In the meantime, I hope you enjoy this final little addition. I'm dedicating it to hopsjollyhigh, who's the biggest enabler I know.


He is woken by movement, and his eyes flutter open to the blurry sight of Christine, kneeling beside him and stroking his hair. Her makeup is smudged, and his heart stutters at the sudden wonder of her here before him, as if she has been plucked right from his dreams.

She brushes a kiss lightly to his forehead, and he reaches up to catch her hand, twine their fingers.

Christ, but she's beautiful.

"I have a nine o'clock lecture," she whispers, her voice hoarse from sleep, from the singing and drinking and laughing.

"What—" he has to cough to clear the gravel from his own throat, "what time is it?"

"Seven. I want to change and get something to eat. And Nan will want to see that I'm all in one piece." And she grins lopsidedly at him, and kisses his cheek. For a moment he struggles to remember who Nan is, but it is Lilly Valerius, her godmother that she lives with.

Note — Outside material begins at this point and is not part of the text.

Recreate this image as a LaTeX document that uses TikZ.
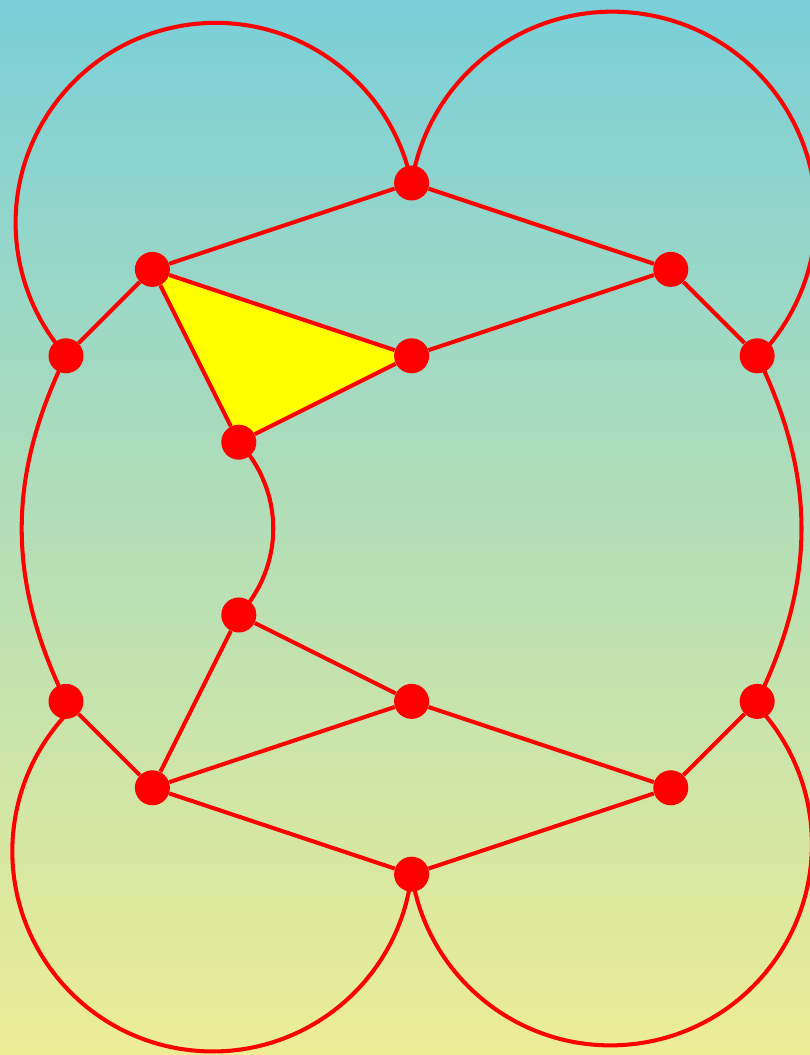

Though he has never met the woman, he feels an odd kinship with her. He, too, would want to make sure Christine was all in one piece if he had not seen her all night.

There is just one thing on his mind.

"Will I see you later?" And he brushes his lips to her knuckles.

"Are you free for lunch?"

Lunch. Did he have anything planned? No, he was going to skip it. She probably wouldn't like him skipping it. He can skip it Monday instead and it would work out the same. "I am if John Henry isn't interrogating me." Lunch with Christine will be an excellent excuse to escape the clutches of John Henry, who is going to be absolutely insufferable all morning with his knowing looks and questions. And lunch with Christine is also going to save him from Nadir, who is going to be unbearably smug. Didn't I tell you Tinder was a great thing? And you wanted to back out? Look where you are now. No, the one thing he certainly does not need is Nadir's I told you so routine.

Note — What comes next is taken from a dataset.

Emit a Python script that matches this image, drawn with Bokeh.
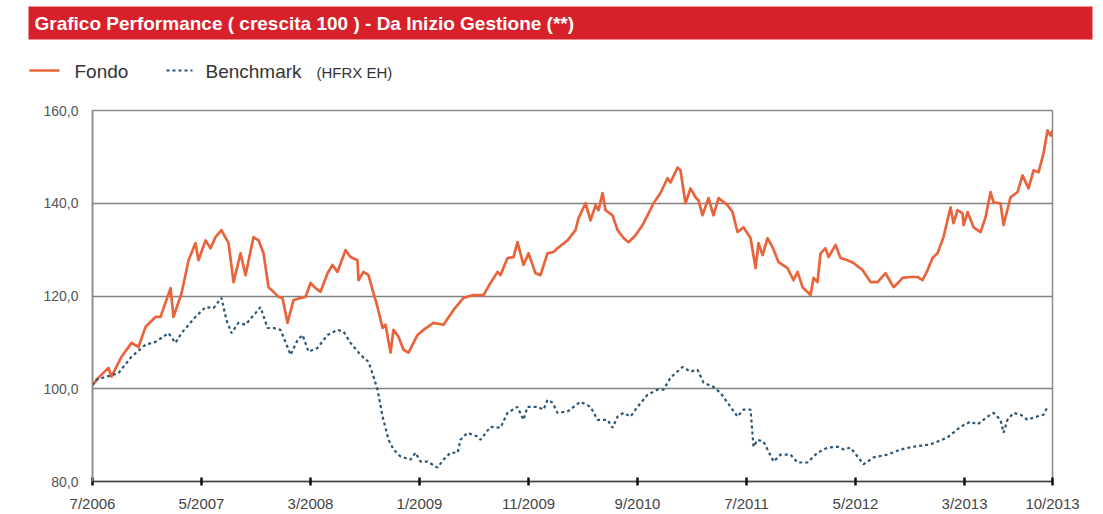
from bokeh.plotting import figure
from bokeh.models import Range1d, FixedTicker
from bokeh.core.properties import value
from bokeh.embed import file_html
from bokeh.resources import INLINE

# ---- data (months since 7/2006, index value, base 100) ----
fondo_m = [0, 0.55, 1.47, 1.74, 2.66, 3.58, 4.22, 4.86, 5.78, 6.24, 7.16, 7.43, 8.17, 8.81, 9.45, 9.72,
           10.37, 10.83, 11.28, 11.83, 12.48, 12.94, 13.58, 14.04, 14.77, 15.23, 15.69, 16.15, 16.61,
           17.06, 17.43, 17.89, 18.44, 19.08, 19.54, 20.0, 20.46, 20.92, 21.56, 22.02, 22.48, 23.21,
           23.67, 24.31, 24.40, 24.86, 25.32, 25.69, 26.15, 26.61, 26.88, 27.34, 27.61, 28.07, 28.53,
           28.99, 29.82, 30.37, 31.28, 32.20, 33.12, 34.04, 34.95, 35.87, 36.51, 37.16, 37.43, 38.07,
           38.62, 38.99, 39.54, 40.0, 40.64, 41.10, 41.74, 42.29, 42.66, 43.58, 44.31, 44.59, 45.23,
           45.69, 46.15, 46.42, 46.79, 47.06, 47.71, 48.17, 48.72, 49.17, 49.82, 50.46, 51.01, 51.47,
           52.11, 52.75, 53.03, 53.67, 53.94, 54.40, 54.86, 55.32, 55.60, 55.96, 56.51, 56.97, 57.43,
           58.26, 58.72, 59.17, 59.72, 60.37, 60.83, 61.10, 61.47, 61.93, 62.39, 62.94, 63.76, 64.31,
           64.68, 65.14, 65.87, 66.15, 66.51, 66.79, 67.25, 67.52, 68.17, 68.62, 69.27, 69.82, 70.64,
           71.38, 72.02, 72.75, 73.49, 74.13, 74.31, 75.05, 75.69, 76.15, 76.61, 77.06, 77.52, 78.07,
           78.72, 78.99, 79.36, 79.82, 79.91, 80.28, 80.83, 81.47, 81.93, 82.39, 82.66, 83.30, 83.58,
           84.22, 84.86, 85.32, 85.87, 86.33, 86.79, 87.25, 87.61, 87.89, 88.07]
fondo_v = [100.8, 102.4, 104.5, 102.6, 106.9, 109.9, 109.0, 113.3, 115.5, 115.5, 121.7, 115.5, 120.6,
           127.7, 131.4, 127.7, 132.0, 130.3, 132.7, 134.2, 131.4, 123.0, 129.2, 124.5, 132.7, 132.0,
           129.2, 121.9, 120.9, 119.8, 119.6, 114.2, 119.1, 119.6, 119.8, 122.8, 121.7, 120.9, 124.9,
           126.7, 125.2, 129.9, 128.4, 127.7, 123.4, 125.2, 124.5, 121.3, 117.6, 113.1, 113.8, 107.8,
           112.7, 111.2, 108.4, 107.8, 111.6, 112.7, 114.2, 113.8, 117.0, 119.6, 120.2, 120.2, 122.8,
           125.2, 124.5, 128.2, 128.4, 131.6, 126.7, 129.2, 124.9, 124.5, 129.2, 129.5, 130.3, 132.0,
           134.2, 136.8, 140.0, 136.3, 139.6, 138.5, 142.2, 138.5, 137.4, 134.2, 132.5, 131.6, 133.1,
           135.3, 137.8, 140.0, 142.2, 145.4, 144.5, 147.7, 147.1, 140.0, 143.2, 141.3, 140.6, 137.4,
           141.1, 137.4, 141.1, 139.6, 138.1, 133.8, 134.8, 132.5, 126.0, 131.4, 128.8, 132.5, 130.5,
           127.3, 126.0, 123.4, 125.2, 121.9, 120.2, 123.9, 123.0, 129.2, 130.3, 128.4, 131.0, 128.2,
           127.7, 127.1, 125.6, 123.0, 123.0, 124.9, 121.9, 123.4, 123.9, 124.1, 124.1, 123.4, 125.6,
           128.2, 129.2, 132.7, 139.1, 135.7, 138.5, 137.8, 135.3, 138.1, 134.8, 133.8, 137.0, 142.4,
           140.2, 140.0, 135.3, 141.3, 142.4, 146.0, 143.2, 147.1, 146.7, 150.8, 155.7, 154.6, 155.7]

bench_m = [0, 0.28, 2.39, 3.58, 4.86, 5.78, 6.97, 7.61, 8.17, 9.45, 10.37, 11.10, 11.83, 12.29, 12.75,
           13.39, 14.04, 14.95, 15.41, 16.06, 16.61, 17.25, 17.89, 18.17, 18.81, 19.27, 19.82, 20.64,
           21.56, 22.48, 23.03, 23.67, 24.59, 25.32, 25.78, 26.15, 26.61, 27.16, 27.61, 28.26, 29.17,
           29.63, 30.09, 30.73, 31.65, 32.20, 32.84, 33.49, 33.76, 34.40, 35.32, 35.60, 36.51, 37.43,
           38.07, 38.99, 39.54, 39.91, 40.83, 41.38, 41.74, 42.20, 42.66, 43.58, 44.77, 45.69, 46.33,
           47.25, 47.71, 48.17, 48.72, 49.36, 50.0, 50.92, 51.83, 52.39, 53.03, 54.13, 54.86, 55.50,
           56.06, 56.97, 57.61, 58.26, 59.17, 59.72, 60.37, 60.64, 61.01, 61.56, 62.48, 63.12, 64.04,
           64.68, 65.60, 66.51, 67.43, 68.35, 68.90, 69.54, 70.18, 70.73, 71.65, 72.94, 74.13, 75.32,
           76.88, 78.44, 79.63, 80.55, 81.19, 82.11, 82.66, 83.30, 83.58, 83.94, 84.50, 85.14, 85.78,
           86.33, 87.25, 87.61]
bench_v = [100.8, 101.9, 103.4, 106.9, 109.5, 110.1, 112.0, 109.9, 112.0, 115.5, 117.6, 117.4, 119.6,
           114.8, 112.0, 114.2, 113.8, 116.3, 117.6, 113.1, 113.1, 112.7, 109.0, 107.3, 110.5, 111.6,
           108.0, 108.8, 111.6, 112.7, 112.3, 109.9, 107.3, 105.8, 102.6, 99.8, 94.0, 89.0, 86.9, 85.4,
           84.7, 86.2, 84.3, 84.3, 83.0, 84.7, 86.2, 86.2, 89.0, 90.5, 89.7, 89.0, 91.8, 91.6, 94.8,
           96.1, 93.3, 96.1, 96.1, 95.5, 97.6, 97.0, 94.8, 95.1, 97.2, 96.1, 93.3, 93.3, 91.6, 94.0,
           94.8, 94.0, 96.1, 98.7, 99.8, 99.8, 102.4, 104.7, 103.7, 104.1, 101.3, 100.4, 99.1, 97.0,
           94.0, 95.5, 95.5, 87.5, 89.0, 88.6, 84.3, 85.8, 85.8, 84.1, 84.1, 86.2, 87.3, 87.5, 86.9,
           87.3, 85.4, 83.7, 85.2, 85.8, 86.9, 87.5, 88.0, 89.5, 91.8, 92.9, 92.3, 94.0, 94.8, 93.3,
           90.5, 93.3, 94.8, 94.4, 93.3, 93.8, 94.4, 96.1]

x_tick_pos = [0, 10, 20, 30, 40, 50, 60, 70, 80, 88.07]
x_tick_labels = ["7/2006", "5/2007", "3/2008", "1/2009", "11/2009", "9/2010", "7/2011",
                 "5/2012", "3/2013", "10/2013"]
y_tick_pos = [80, 100, 120, 140, 160]
y_tick_labels = ["80,0", "100,0", "120,0", "140,0", "160,0"]

title_text = "Grafico Performance ( crescita 100 ) - Da Inizio Gestione (**)"
legend_fondo = "Fondo"
legend_bench = "Benchmark"
legend_bench_note = "(HFRX EH)"

FONDO_COLOR = "#e9643b"
BENCH_COLOR = "#2b5575"
FONT = "Liberation Sans"

W = 1103
HDR_H = 96

# ---- header (title bar + legend), pixel-like coordinates ----
hdr = figure(width=W, height=HDR_H, x_range=Range1d(0, W), y_range=Range1d(HDR_H, 0),
             output_backend="svg", toolbar_location=None,
             x_axis_location=None, y_axis_location=None, min_border=0)
hdr.outline_line_color = None
hdr.xgrid.visible = False
hdr.ygrid.visible = False
hdr.quad(left=[28], right=[1092], top=[6], bottom=[39], fill_color="#d8202a", line_color=None)
hdr.text(x=[34], y=[23], text=[title_text], text_font=value(FONT), text_font_style="bold",
         text_font_size="19px", text_color="white", text_baseline="middle", text_align="left")
hdr.line(x=[29, 59], y=[70, 70], line_color=FONDO_COLOR, line_width=2.7)
hdr.text(x=[74], y=[71], text=[legend_fondo], text_font=value(FONT), text_font_size="19px",
         text_color="#333333", text_baseline="middle")
hdr.line(x=[166, 192], y=[70, 70], line_color=BENCH_COLOR, line_width=2.2, line_dash="3 3")
hdr.text(x=[205], y=[71], text=[legend_bench], text_font=value(FONT), text_font_size="19px",
         text_color="#333333", text_baseline="middle")
hdr.text(x=[316], y=[72], text=[legend_bench_note], text_font=value(FONT),
         text_font_size="15px", text_color="#333333", text_baseline="middle")

# ---- main chart ----
p = figure(width=W, height=514 - HDR_H, x_range=Range1d(0, 88.07), y_range=Range1d(80, 160),
           output_backend="svg", toolbar_location=None,
           min_border_left=92, min_border_right=51, min_border_top=14, min_border_bottom=31)
p.outline_line_color = "#8a8a8a"
p.outline_line_width = 1.5
p.xgrid.visible = False
p.ygrid.grid_line_color = "#808080"
p.ygrid.grid_line_width = 1.5
p.ygrid.ticker = FixedTicker(ticks=y_tick_pos)

p.line(fondo_m, fondo_v, line_color=FONDO_COLOR, line_width=2.7, line_join="round")
p.line(bench_m, bench_v, line_color=BENCH_COLOR, line_width=2.2, line_dash="3 3")

xa = p.xaxis[0]
xa.ticker = FixedTicker(ticks=x_tick_pos)
xa.major_label_overrides = {t: l for t, l in zip(x_tick_pos, x_tick_labels)}
xa.minor_tick_line_color = None
xa.major_tick_in = 4
xa.major_tick_out = 4
xa.major_tick_line_width = 2.5
xa.major_tick_line_color = "#111111"
xa.axis_line_color = "#444444"
xa.axis_line_width = 1.5
xa.major_label_standoff = 9
xa.major_label_text_font = FONT
xa.major_label_text_font_size = "15px"
xa.major_label_text_color = "#444444"

ya = p.yaxis[0]
ya.ticker = FixedTicker(ticks=y_tick_pos)
ya.major_label_overrides = {t: l for t, l in zip(y_tick_pos, y_tick_labels)}
ya.minor_tick_line_color = None
ya.major_tick_line_color = None
ya.major_tick_out = 0
ya.major_tick_in = 0
ya.axis_line_color = "#8a8a8a"
ya.axis_line_width = 1.5
ya.major_label_standoff = 14
ya.major_label_text_font = FONT
ya.major_label_text_font_size = "14px"
ya.major_label_text_color = "#555555"

open("out.html", "w").write(file_html([hdr, p], INLINE))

"Then it's a date." And she kisses him again, her lips soft against his as he sighs into her mouth. Oh but he'd spend all morning kissing her if he could, and lectures bedamned.

A faint memory comes to him, of declaring his love in the early hours as she kissed him. And she said it back. She said it back and he could have died with the way his heart throbbed with feelings, and his eyes water again to think of it. She said it back. She loves him.

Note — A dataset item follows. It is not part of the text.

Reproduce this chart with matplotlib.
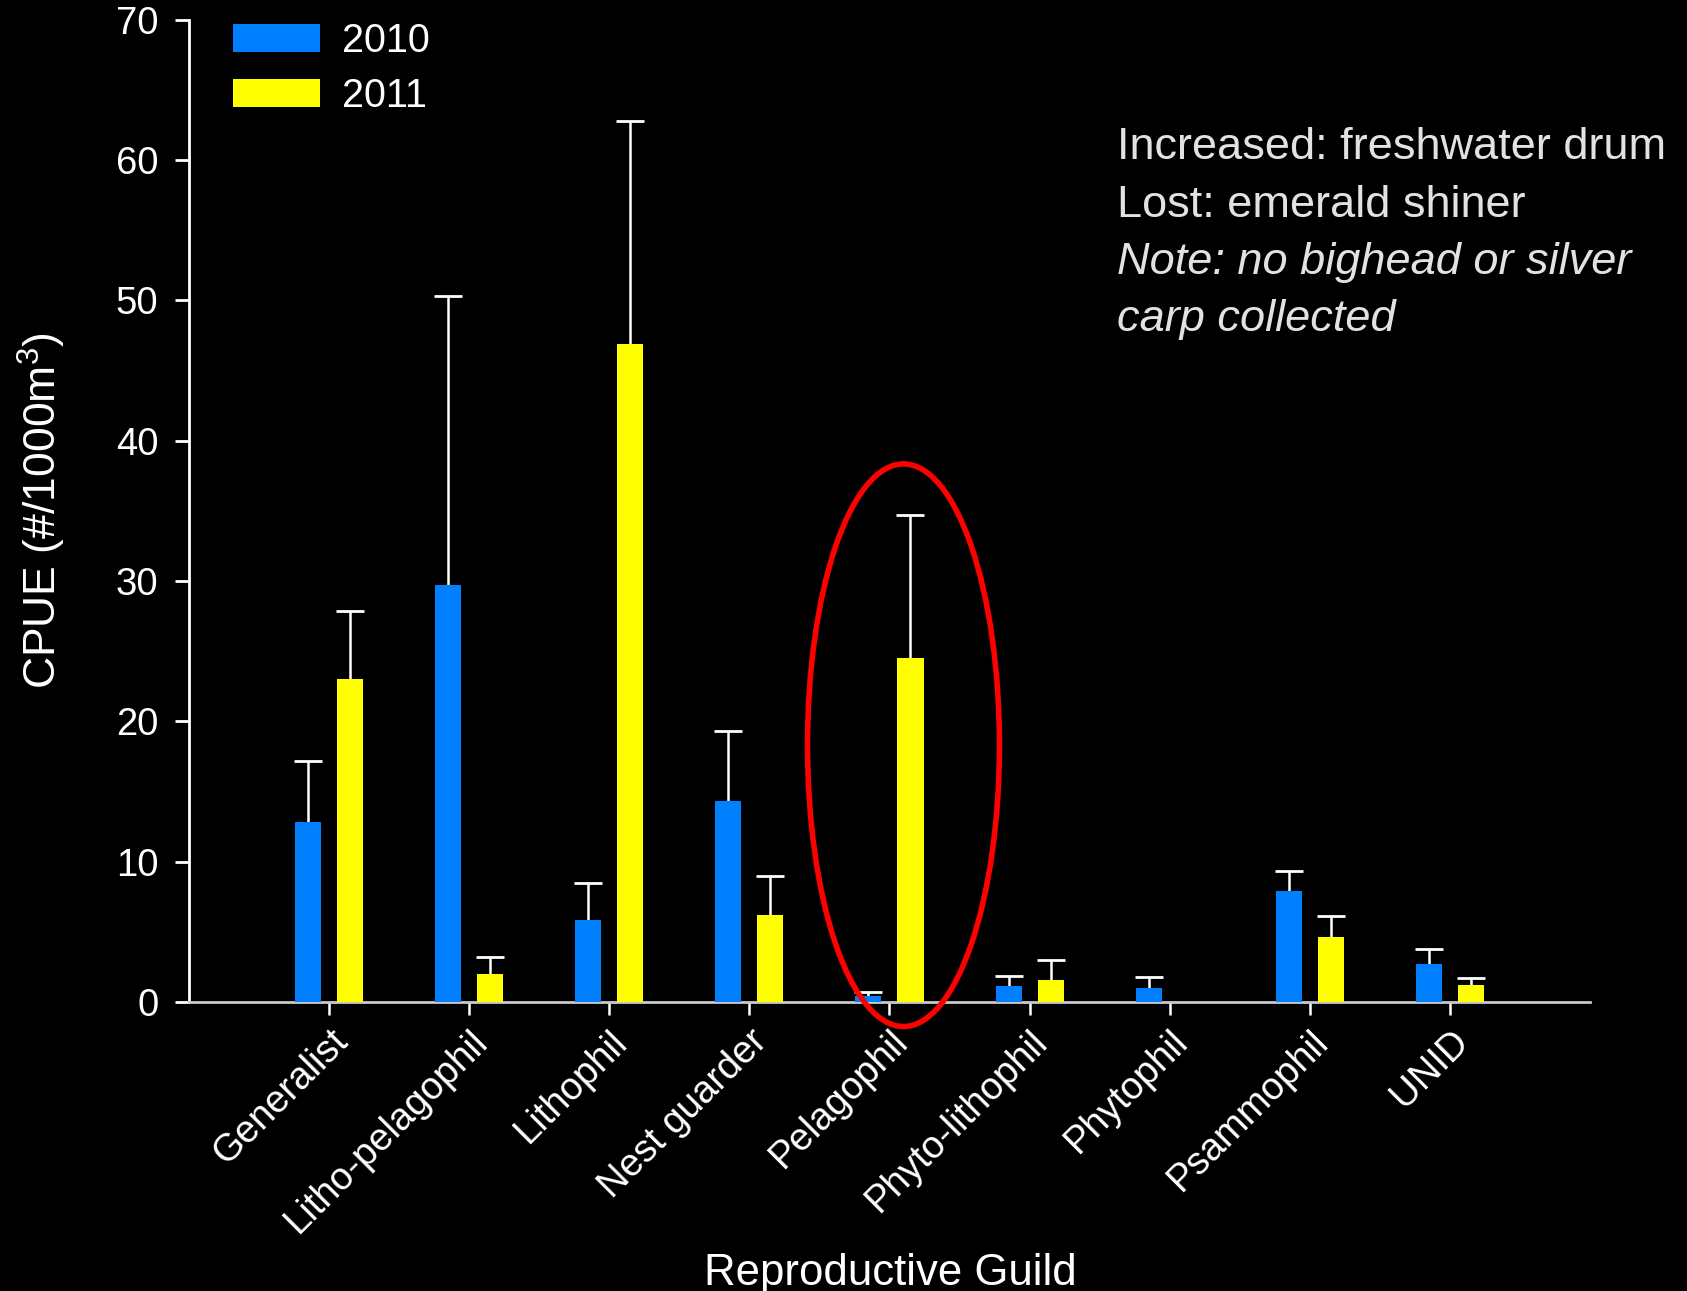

And he swallows, and brushes his thumb over the back of her hand, looking into her eyes. So blue. How did he never notice before how blue they are? Like the sky on a summer's day, with flecks of a darker shade like the dress she's wearing. If he could he'd capture that precise shade and wrap it around his heart forever. "I love you," he murmurs, to be sure she knows it's true, that it was not just the kissing talking, the alcohol and adrenaline of simply being with her, that he truly means it, with every single fibre of his being.

And she smiles again, a softer smile that makes his heart soar. "I love you, too."

And with one more peck to his cheek, she's gone. And his eyes water with missing her already.


He puts his phone charging, boils the kettle for tea and takes his medication with a slice of cold pizza. The remaining couple of slices he puts in the fridge for dinner. And he showers and combs his hair and half thinks he can still feel her hand smoothing through it, and inspects his cheek to be sure there's no rash coming up from the makeup being on so long. Then he rubs in some moisturiser. It can have an hour to recover before he needs to put on the makeup again.

He really needs to save up for another mask.

There is no point in trying to snatch any more sleep. He knows well he would just lie awake, dreaming of her, wishing she were back in his arms. And he cannot settle to compose, though he needs to write for her, burns to. She needs all the pieces he could ever hope to put together, deserves them all dedicated to her. He cannot capture her in poetry, has always been useless at sketching or painting or sculpting. The only tribute he can pay is to make music for her, and he is helpless to do even that now, hasn't a hope of settling to it.

He turns on his laptop, connects it to the speaker, and presses play on the playlist he's made for her. All the songs trying to capture the sheer longing within him to breathe her in and hold her forever. And with the misty morning light filtering through the blinds, he closes his eyes and wraps his arms around himself, and sways slowly, dreaming that he is holding her again.